Greed. What a bloated festival of nothingness the Rugby World Cup is. Like it or not, as a game, the festival is an AB1 marketing type of gig and therefore has been elongated and stretched like Paul Gascoigne's thong. It started off on Friday, October 10th, with bells and whistles sounding (the cup, not the thong) and Australia duly filleted Argentina 24-8. That was the most competitive game for weeks, and when it all finished yesterday or whenever, even the doughty AB1 viewership had become petrified into a Pompeii of poses of boredom.

Greed. It's the sub-theme of all sport. From the embarrassment of the Eddie Jordan court case to the shafting of the GPA's videogame deal in exchange for an inferior Aussie model, to the almost unseemly cashing in on football All-Ireland wins.

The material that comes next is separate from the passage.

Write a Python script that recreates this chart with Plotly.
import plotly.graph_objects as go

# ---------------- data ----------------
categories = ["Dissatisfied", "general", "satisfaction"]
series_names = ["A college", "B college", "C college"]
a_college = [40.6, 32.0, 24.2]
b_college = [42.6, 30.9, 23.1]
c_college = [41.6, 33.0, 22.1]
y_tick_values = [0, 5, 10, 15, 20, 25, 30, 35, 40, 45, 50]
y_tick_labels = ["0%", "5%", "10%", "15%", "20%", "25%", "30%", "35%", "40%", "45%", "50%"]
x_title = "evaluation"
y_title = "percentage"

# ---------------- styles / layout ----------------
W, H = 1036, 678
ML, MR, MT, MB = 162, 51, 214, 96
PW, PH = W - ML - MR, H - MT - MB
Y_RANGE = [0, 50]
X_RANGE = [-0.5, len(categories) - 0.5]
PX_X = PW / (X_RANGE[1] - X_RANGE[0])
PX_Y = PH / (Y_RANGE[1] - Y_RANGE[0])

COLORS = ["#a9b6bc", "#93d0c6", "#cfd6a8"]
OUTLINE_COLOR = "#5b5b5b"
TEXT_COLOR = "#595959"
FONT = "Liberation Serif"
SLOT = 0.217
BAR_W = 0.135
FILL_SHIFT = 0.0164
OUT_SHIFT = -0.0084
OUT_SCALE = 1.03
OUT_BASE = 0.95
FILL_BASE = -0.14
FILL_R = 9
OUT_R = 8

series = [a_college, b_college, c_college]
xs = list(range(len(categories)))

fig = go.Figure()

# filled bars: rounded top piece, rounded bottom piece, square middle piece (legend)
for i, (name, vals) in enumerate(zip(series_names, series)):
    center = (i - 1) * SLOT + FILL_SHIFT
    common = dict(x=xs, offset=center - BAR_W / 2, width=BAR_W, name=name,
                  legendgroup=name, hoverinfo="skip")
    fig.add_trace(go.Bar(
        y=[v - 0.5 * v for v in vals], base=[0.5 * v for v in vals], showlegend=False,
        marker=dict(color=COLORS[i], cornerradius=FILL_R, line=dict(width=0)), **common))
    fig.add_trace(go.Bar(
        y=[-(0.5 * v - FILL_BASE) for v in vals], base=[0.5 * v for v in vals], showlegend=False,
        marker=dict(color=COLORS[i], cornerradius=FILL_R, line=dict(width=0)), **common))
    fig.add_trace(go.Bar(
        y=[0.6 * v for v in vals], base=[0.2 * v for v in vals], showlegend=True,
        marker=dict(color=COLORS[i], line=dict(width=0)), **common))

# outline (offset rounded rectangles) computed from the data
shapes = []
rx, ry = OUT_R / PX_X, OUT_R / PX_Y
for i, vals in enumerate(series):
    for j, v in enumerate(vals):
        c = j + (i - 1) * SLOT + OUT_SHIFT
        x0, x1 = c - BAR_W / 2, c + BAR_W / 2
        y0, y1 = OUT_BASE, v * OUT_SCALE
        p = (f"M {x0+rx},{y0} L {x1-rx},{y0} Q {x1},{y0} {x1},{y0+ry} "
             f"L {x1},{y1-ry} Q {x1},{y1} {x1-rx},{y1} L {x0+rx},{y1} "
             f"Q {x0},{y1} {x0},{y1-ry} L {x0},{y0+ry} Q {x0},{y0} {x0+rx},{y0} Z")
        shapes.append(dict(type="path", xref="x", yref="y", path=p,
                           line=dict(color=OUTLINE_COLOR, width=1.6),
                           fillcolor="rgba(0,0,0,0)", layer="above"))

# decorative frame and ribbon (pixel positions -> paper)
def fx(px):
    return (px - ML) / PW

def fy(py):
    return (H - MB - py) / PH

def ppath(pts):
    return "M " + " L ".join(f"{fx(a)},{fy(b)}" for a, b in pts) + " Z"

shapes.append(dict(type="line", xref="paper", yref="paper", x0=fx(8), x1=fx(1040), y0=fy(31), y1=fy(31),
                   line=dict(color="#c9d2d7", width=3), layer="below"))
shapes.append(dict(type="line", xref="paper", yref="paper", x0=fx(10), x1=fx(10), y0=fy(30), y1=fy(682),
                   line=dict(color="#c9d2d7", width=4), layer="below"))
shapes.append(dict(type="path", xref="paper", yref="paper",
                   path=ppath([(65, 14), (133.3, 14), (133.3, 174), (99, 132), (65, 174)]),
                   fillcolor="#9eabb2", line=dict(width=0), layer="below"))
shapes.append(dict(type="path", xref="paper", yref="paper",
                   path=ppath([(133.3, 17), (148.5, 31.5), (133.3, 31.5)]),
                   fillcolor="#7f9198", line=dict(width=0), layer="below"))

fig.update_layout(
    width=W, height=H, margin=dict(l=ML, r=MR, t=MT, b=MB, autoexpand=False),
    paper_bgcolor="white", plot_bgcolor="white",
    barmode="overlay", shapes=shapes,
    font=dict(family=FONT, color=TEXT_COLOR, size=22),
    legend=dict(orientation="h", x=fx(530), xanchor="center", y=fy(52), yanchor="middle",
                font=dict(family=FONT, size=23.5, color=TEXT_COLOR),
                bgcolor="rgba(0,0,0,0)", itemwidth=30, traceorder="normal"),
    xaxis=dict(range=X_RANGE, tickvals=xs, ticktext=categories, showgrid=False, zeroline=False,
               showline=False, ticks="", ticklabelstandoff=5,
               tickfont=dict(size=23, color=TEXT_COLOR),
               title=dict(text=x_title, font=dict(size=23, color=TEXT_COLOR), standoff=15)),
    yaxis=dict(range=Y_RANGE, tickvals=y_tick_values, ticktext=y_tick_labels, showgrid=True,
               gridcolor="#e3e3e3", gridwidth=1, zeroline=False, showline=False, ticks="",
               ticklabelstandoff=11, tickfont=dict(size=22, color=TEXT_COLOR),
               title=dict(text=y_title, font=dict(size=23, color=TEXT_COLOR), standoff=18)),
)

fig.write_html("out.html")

Heavenly virtues? Two to be proud of, genuinely proud. First, that unknown soldier, the heroic whistleblower who lifted the telephone and spilled the beans that started the avalanche that will yet become the biggest sports scandal ever. THG and Balco and the consequences which have yet to unfold will become the biggest story of 2003 and beyond. For those who just love the show for the sake of the show, that will be a pity. For those who love sport, it will be salvation.

Second, Jonny Wilkinson turning down £1 million from Hello. We're sick of him already, but well done on that.

2004? Let's work on seven heavenly virtues.